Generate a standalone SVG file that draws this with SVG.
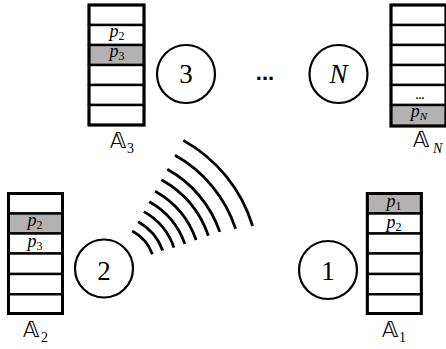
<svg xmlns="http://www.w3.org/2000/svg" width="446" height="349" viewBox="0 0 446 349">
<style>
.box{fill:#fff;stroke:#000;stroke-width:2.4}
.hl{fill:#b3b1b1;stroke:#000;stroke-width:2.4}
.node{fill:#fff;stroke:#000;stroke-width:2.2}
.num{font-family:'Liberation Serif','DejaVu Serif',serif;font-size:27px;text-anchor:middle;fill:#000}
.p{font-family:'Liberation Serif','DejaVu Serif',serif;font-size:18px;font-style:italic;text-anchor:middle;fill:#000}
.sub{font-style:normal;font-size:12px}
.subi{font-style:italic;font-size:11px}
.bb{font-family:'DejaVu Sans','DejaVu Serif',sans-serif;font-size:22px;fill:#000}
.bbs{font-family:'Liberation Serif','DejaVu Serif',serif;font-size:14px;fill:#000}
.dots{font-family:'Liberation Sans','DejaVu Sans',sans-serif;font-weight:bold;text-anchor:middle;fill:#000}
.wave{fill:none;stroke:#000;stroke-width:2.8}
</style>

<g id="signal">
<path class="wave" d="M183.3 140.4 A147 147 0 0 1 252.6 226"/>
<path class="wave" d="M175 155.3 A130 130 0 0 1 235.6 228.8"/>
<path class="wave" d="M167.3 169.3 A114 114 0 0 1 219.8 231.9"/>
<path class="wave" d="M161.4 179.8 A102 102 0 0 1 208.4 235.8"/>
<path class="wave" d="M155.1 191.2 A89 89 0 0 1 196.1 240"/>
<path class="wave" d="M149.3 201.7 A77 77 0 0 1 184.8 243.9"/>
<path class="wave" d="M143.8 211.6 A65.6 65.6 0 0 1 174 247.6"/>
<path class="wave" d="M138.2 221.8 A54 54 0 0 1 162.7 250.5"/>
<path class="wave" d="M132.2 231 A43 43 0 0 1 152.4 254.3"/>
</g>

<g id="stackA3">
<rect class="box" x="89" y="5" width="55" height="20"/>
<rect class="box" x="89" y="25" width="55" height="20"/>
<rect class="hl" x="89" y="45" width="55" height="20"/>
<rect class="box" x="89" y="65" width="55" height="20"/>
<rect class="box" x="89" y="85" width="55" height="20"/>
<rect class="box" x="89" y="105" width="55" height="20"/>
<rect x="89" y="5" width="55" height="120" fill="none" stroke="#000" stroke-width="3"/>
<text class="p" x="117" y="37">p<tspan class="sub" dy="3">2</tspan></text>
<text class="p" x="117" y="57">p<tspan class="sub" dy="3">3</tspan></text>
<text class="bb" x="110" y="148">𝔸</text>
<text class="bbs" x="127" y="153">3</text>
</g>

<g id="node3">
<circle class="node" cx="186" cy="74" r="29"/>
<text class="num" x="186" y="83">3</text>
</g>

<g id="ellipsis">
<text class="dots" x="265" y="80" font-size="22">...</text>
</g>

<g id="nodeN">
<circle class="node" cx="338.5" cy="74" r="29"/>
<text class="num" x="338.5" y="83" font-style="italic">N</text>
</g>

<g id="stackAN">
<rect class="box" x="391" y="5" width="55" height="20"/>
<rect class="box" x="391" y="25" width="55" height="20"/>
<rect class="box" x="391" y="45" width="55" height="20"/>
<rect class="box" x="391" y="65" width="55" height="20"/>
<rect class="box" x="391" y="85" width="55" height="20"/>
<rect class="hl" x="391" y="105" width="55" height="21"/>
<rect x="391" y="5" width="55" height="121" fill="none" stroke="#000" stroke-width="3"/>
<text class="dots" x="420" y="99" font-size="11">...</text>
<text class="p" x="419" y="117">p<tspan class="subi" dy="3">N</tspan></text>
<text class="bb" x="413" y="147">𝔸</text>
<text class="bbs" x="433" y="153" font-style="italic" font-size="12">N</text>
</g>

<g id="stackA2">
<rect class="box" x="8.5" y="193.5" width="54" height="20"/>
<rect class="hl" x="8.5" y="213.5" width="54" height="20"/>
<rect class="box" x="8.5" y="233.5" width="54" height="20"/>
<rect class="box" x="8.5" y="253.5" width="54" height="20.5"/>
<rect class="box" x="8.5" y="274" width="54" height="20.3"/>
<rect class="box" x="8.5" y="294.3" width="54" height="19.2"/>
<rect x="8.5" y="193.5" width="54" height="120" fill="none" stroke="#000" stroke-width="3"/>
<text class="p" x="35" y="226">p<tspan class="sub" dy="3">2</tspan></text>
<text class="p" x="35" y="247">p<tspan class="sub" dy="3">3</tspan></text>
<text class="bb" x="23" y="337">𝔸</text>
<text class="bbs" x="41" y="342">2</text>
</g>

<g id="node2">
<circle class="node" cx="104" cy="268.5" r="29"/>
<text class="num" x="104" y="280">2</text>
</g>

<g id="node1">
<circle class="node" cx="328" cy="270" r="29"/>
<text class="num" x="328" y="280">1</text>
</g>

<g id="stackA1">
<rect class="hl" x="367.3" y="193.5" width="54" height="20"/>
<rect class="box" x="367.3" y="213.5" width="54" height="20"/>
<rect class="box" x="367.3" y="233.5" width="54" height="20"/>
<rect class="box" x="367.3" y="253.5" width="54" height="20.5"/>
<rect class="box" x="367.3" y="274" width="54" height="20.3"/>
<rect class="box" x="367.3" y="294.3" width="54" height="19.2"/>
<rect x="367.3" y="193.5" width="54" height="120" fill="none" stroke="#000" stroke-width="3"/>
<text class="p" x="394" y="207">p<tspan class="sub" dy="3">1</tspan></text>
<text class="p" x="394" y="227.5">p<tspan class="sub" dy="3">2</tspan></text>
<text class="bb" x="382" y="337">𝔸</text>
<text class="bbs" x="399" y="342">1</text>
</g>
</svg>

* * * *

▶ [Problem description]
Restate the whole listing above exactly, please, omitting every image.

▶ [Result of this exercise]
Generate a standalone SVG file that draws this with SVG.
<svg xmlns="http://www.w3.org/2000/svg" width="446" height="349" viewBox="0 0 446 349">
<style>
.box{fill:#fff;stroke:#000;stroke-width:2.4}
.hl{fill:#b3b1b1;stroke:#000;stroke-width:2.4}
.node{fill:#fff;stroke:#000;stroke-width:2.2}
.num{font-family:'Liberation Serif','DejaVu Serif',serif;font-size:27px;text-anchor:middle;fill:#000}
.p{font-family:'Liberation Serif','DejaVu Serif',serif;font-size:18px;font-style:italic;text-anchor:middle;fill:#000}
.sub{font-style:normal;font-size:12px}
.subi{font-style:italic;font-size:11px}
.bb{font-family:'DejaVu Sans','DejaVu Serif',sans-serif;font-size:22px;fill:#000}
.bbs{font-family:'Liberation Serif','DejaVu Serif',serif;font-size:14px;fill:#000}
.dots{font-family:'Liberation Sans','DejaVu Sans',sans-serif;font-weight:bold;text-anchor:middle;fill:#000}
.wave{fill:none;stroke:#000;stroke-width:2.8}
</style>

<g id="signal">
<path class="wave" d="M183.3 140.4 A147 147 0 0 1 252.6 226"/>
<path class="wave" d="M175 155.3 A130 130 0 0 1 235.6 228.8"/>
<path class="wave" d="M167.3 169.3 A114 114 0 0 1 219.8 231.9"/>
<path class="wave" d="M161.4 179.8 A102 102 0 0 1 208.4 235.8"/>
<path class="wave" d="M155.1 191.2 A89 89 0 0 1 196.1 240"/>
<path class="wave" d="M149.3 201.7 A77 77 0 0 1 184.8 243.9"/>
<path class="wave" d="M143.8 211.6 A65.6 65.6 0 0 1 174 247.6"/>
<path class="wave" d="M138.2 221.8 A54 54 0 0 1 162.7 250.5"/>
<path class="wave" d="M132.2 231 A43 43 0 0 1 152.4 254.3"/>
</g>

<g id="stackA3">
<rect class="box" x="89" y="5" width="55" height="20"/>
<rect class="box" x="89" y="25" width="55" height="20"/>
<rect class="hl" x="89" y="45" width="55" height="20"/>
<rect class="box" x="89" y="65" width="55" height="20"/>
<rect class="box" x="89" y="85" width="55" height="20"/>
<rect class="box" x="89" y="105" width="55" height="20"/>
<rect x="89" y="5" width="55" height="120" fill="none" stroke="#000" stroke-width="3"/>
<text class="p" x="117" y="37">p<tspan class="sub" dy="3">2</tspan></text>
<text class="p" x="117" y="57">p<tspan class="sub" dy="3">3</tspan></text>
<text class="bb" x="110" y="148">𝔸</text>
<text class="bbs" x="127" y="153">3</text>
</g>

<g id="node3">
<circle class="node" cx="186" cy="74" r="29"/>
<text class="num" x="186" y="83">3</text>
</g>

<g id="ellipsis">
<text class="dots" x="265" y="80" font-size="22">...</text>
</g>

<g id="nodeN">
<circle class="node" cx="338.5" cy="74" r="29"/>
<text class="num" x="338.5" y="83" font-style="italic">N</text>
</g>

<g id="stackAN">
<rect class="box" x="391" y="5" width="55" height="20"/>
<rect class="box" x="391" y="25" width="55" height="20"/>
<rect class="box" x="391" y="45" width="55" height="20"/>
<rect class="box" x="391" y="65" width="55" height="20"/>
<rect class="box" x="391" y="85" width="55" height="20"/>
<rect class="hl" x="391" y="105" width="55" height="21"/>
<rect x="391" y="5" width="55" height="121" fill="none" stroke="#000" stroke-width="3"/>
<text class="dots" x="420" y="99" font-size="11">...</text>
<text class="p" x="419" y="117">p<tspan class="subi" dy="3">N</tspan></text>
<text class="bb" x="413" y="147">𝔸</text>
<text class="bbs" x="433" y="153" font-style="italic" font-size="12">N</text>
</g>

<g id="stackA2">
<rect class="box" x="8.5" y="193.5" width="54" height="20"/>
<rect class="hl" x="8.5" y="213.5" width="54" height="20"/>
<rect class="box" x="8.5" y="233.5" width="54" height="20"/>
<rect class="box" x="8.5" y="253.5" width="54" height="20.5"/>
<rect class="box" x="8.5" y="274" width="54" height="20.3"/>
<rect class="box" x="8.5" y="294.3" width="54" height="19.2"/>
<rect x="8.5" y="193.5" width="54" height="120" fill="none" stroke="#000" stroke-width="3"/>
<text class="p" x="35" y="226">p<tspan class="sub" dy="3">2</tspan></text>
<text class="p" x="35" y="247">p<tspan class="sub" dy="3">3</tspan></text>
<text class="bb" x="23" y="337">𝔸</text>
<text class="bbs" x="41" y="342">2</text>
</g>

<g id="node2">
<circle class="node" cx="104" cy="268.5" r="29"/>
<text class="num" x="104" y="280">2</text>
</g>

<g id="node1">
<circle class="node" cx="328" cy="270" r="29"/>
<text class="num" x="328" y="280">1</text>
</g>

<g id="stackA1">
<rect class="hl" x="367.3" y="193.5" width="54" height="20"/>
<rect class="box" x="367.3" y="213.5" width="54" height="20"/>
<rect class="box" x="367.3" y="233.5" width="54" height="20"/>
<rect class="box" x="367.3" y="253.5" width="54" height="20.5"/>
<rect class="box" x="367.3" y="274" width="54" height="20.3"/>
<rect class="box" x="367.3" y="294.3" width="54" height="19.2"/>
<rect x="367.3" y="193.5" width="54" height="120" fill="none" stroke="#000" stroke-width="3"/>
<text class="p" x="394" y="207">p<tspan class="sub" dy="3">1</tspan></text>
<text class="p" x="394" y="227.5">p<tspan class="sub" dy="3">2</tspan></text>
<text class="bb" x="382" y="337">𝔸</text>
<text class="bbs" x="399" y="342">1</text>
</g>
</svg>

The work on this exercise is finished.